I think this program tries to do too much. Where Bobby and the Wave are useful tools not only to ferret out potential issues, they also do some teaching about how to fix the problems, and why it is necessary. I got the sense the A-Prompt was trying to do all the fixing within the program, implying that a machine could find and fix most of the problems (particularly the six automatic fixes).

Maybe I am too worried about the way I code pages, but I don't trust machines to get things right.
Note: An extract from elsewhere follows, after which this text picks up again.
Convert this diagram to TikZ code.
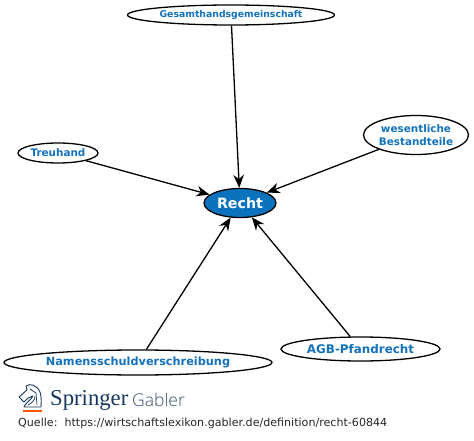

I was also a bit troubled about the A-Prompt logo. At least Bobby makes it clear that it is only checking for Priority 1/Level A compliance. A-Prompt implies that you can use it to get Level AAA compliance. And that, combined with the "automatic" nature of the program just doesn't sit right with me.

Limitation of all tools

The biggest limitation with these tools is that there is so much room for interpretation with these guidelines. What constitutes an image that requires a LONGDESC or D-Link? Who decides if such descriptions are adequate for a non-sighted user? How can you tell if a table truly makes sense when linearized? Do the chosen colors provide enough contrast for color-blind users? Are related elements grouped? Is the text in the simplest language possible? Is the navigation clear and consistent?

All of these require human intervention to answer, and some of them are critical to the accessibility of the page. So for now we have to use these validators to help us find potential problems (which is why that word appears so often in this write-up). Humans still have to make the final decisions.